Now that Britain's two international airlines have revealed their next-generation business class, the most obvious different is how British Airways and Virgin Atlantic each approached the issue of privacy at the pointy end.
British Airways' Club Suite sports a sliding door which fully encloses the seat, turning it into a cosy cocoon.
Virgin Atlantic's latest Upper Class has less of a door than what could be called a 'privacy panel' that extends only partway between the seat and the aisle to be half-closed (or half-open, depending on your life philosophy).
Apart from that, the seats are broadly similar – direct aisle access, 1-2-1 layout, a good degree of personal space for each passenger – and each marks a dramatic shift from its predecessor.
So what drove these staunch competitors to a decidedly different approach when it comes to privacy for those primo passengers?
For British Airways, the foundation seat (Collins Aerospace's Super Diamond) lacked sufficient privacy in its native form.
'I’ve flown the seats without a door and it’s not that private, you still are open to the traffic of people going back and forth," admits British Airways CEO Alex Cruz.
"With the door closed you will only see the head of the person going by. You also have the option of privacy. If you don’t like it, you can keep it open and then the experience will be like those others."
"But if you want privacy and sleep, it will shield a bit of noise and no one will walk into your space. It was not an easy feature to include, but it’s also about differentiation with other airline’s seats."
Virgin Atlantic maintains that its choice of seat – Safran's Cirrus NG – and its angled orientation offers sufficient privacy as a sans door starting point.

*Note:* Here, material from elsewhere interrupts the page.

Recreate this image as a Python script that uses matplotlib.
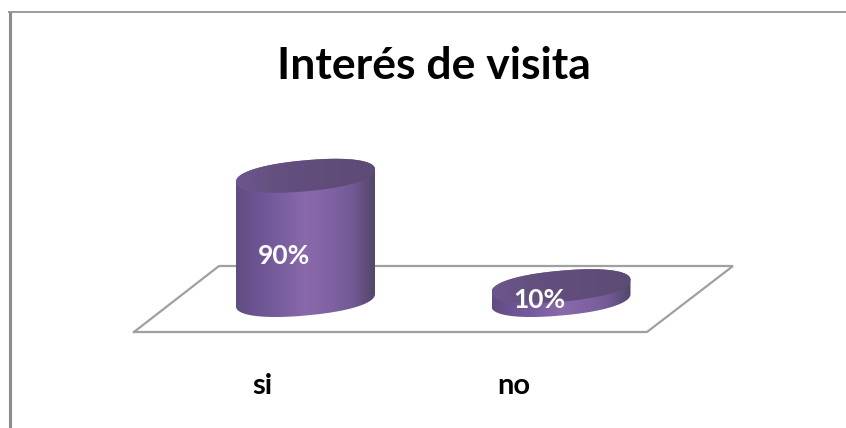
import numpy as np
import matplotlib
matplotlib.use("Agg")
import matplotlib.pyplot as plt
from matplotlib.colors import LinearSegmentedColormap
from matplotlib.patches import Polygon

title = "Interés de visita"
categories = ["si", "no"]
values = [90, 10]
value_labels = ["90%", "10%"]

# layout in pixels
bar_x = [305.5, 561]
label_x = [262, 514]
text_x = [284, 539]
text_y = [256, 300]
base_y = 300
px_per_value = 1.38
half_w = 69.5
half_h = 15.5
skew = 0.088
roundness = 0.9

side_cmap = LinearSegmentedColormap.from_list(
    "side", ["#5f4d80", "#6e5593", "#7b5fa0", "#8a69aa", "#8063a4", "#735a96", "#544669"])
top_cmap = LinearSegmentedColormap.from_list(
    "top", ["#6d5690", "#65517f", "#624e7c", "#5f4c78", "#5d4b74"])


def outline(cx, cy, start, stop):
    t = np.linspace(start, stop, 160)
    c = np.sign(np.cos(t)) * np.abs(np.cos(t)) ** roundness
    s = np.sign(np.sin(t)) * np.abs(np.sin(t)) ** roundness
    x = cx + half_w * c
    y = cy + half_h * s - skew * half_w * c
    return x, y


def draw_cylinder(ax, cx, value):
    top_y = base_y - value * px_per_value
    # side of the cylinder, from left edge of top to the bottom curve
    x_top, y_top = outline(cx, top_y, np.pi, 2 * np.pi)
    x_bot, y_bot = outline(cx, base_y, 0, np.pi)
    side = Polygon(np.column_stack([np.r_[x_top, x_bot], np.r_[y_top, y_bot]]),
                   fc="none", ec="none", zorder=3)
    ax.add_patch(side)
    grad = np.linspace(0, 1, 256).reshape(1, -1)
    im = ax.imshow(grad, cmap=side_cmap, aspect="auto", zorder=3,
                   extent=(cx - half_w, cx + half_w, base_y + 30, top_y - 30))
    im.set_clip_path(side)
    # top of the cylinder
    x_cap, y_cap = outline(cx, top_y, 0, 2 * np.pi)
    cap = Polygon(np.column_stack([x_cap, y_cap]), fc="none", ec="none", zorder=4)
    ax.add_patch(cap)
    im2 = ax.imshow(grad, cmap=top_cmap, aspect="auto", zorder=4,
                    extent=(cx - half_w, cx + half_w, top_y + 30, top_y - 30))
    im2.set_clip_path(cap)


def main():
    fig = plt.figure(figsize=(8.46, 4.28), dpi=100)
    ax = fig.add_axes([0, 0, 1, 1])
    ax.axis("off")

    # outer frame
    ax.plot([9.5, 9.5], [428, 11.5], color="#8c8c8c", lw=2.2, solid_capstyle="butt")
    ax.plot([8, 846], [11.5, 11.5], color="#8c8c8c", lw=1.2, solid_capstyle="butt")

    # floor of the 3D chart
    floor_x = [134, 219, 733, 647, 134]
    floor_y = [332, 266, 266, 332, 332]
    ax.plot(floor_x, floor_y, color="#a0a0a0", lw=1.6, solid_joinstyle="miter", zorder=2)

    for cx, val in zip(bar_x, values):
        draw_cylinder(ax, cx, val)

    ax.set_xlim(0, 846)
    ax.set_ylim(428, 0)

    ax.text(434, 66, title, fontsize=32, fontweight="bold", family="Lato",
            ha="center", va="center", color="black")
    for x, name in zip(label_x, categories):
        ax.text(x, 386, name, fontsize=21, fontweight="bold", family="Lato",
                ha="center", va="center", color="black")
    for x, y, lab in zip(text_x, text_y, value_labels):
        ax.text(x, y, lab, fontsize=19, fontweight="bold", family="Lato",
                ha="center", va="center", color="white", zorder=5)

    fig.savefig("out.png", dpi=100)


if __name__ == "__main__":
    main()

"The staggering of the seats and the layout has been designed in such a way that with the privacy dividers pulled out you can't see the person sitting across from you," the airline's Vice-President of Customer Experience, Daniel Kerzner, tells Australian Business Traveller.
"So whether that privacy divider closed completely or didn't close completely it's giving you maximum privacy in the suite."
"But the other thing that we noticed throughout our research was that a full door can often create a barrier between you and the service on board. So having the partial privacy divider gives you maximum privacy but it also protects have maximum sociability."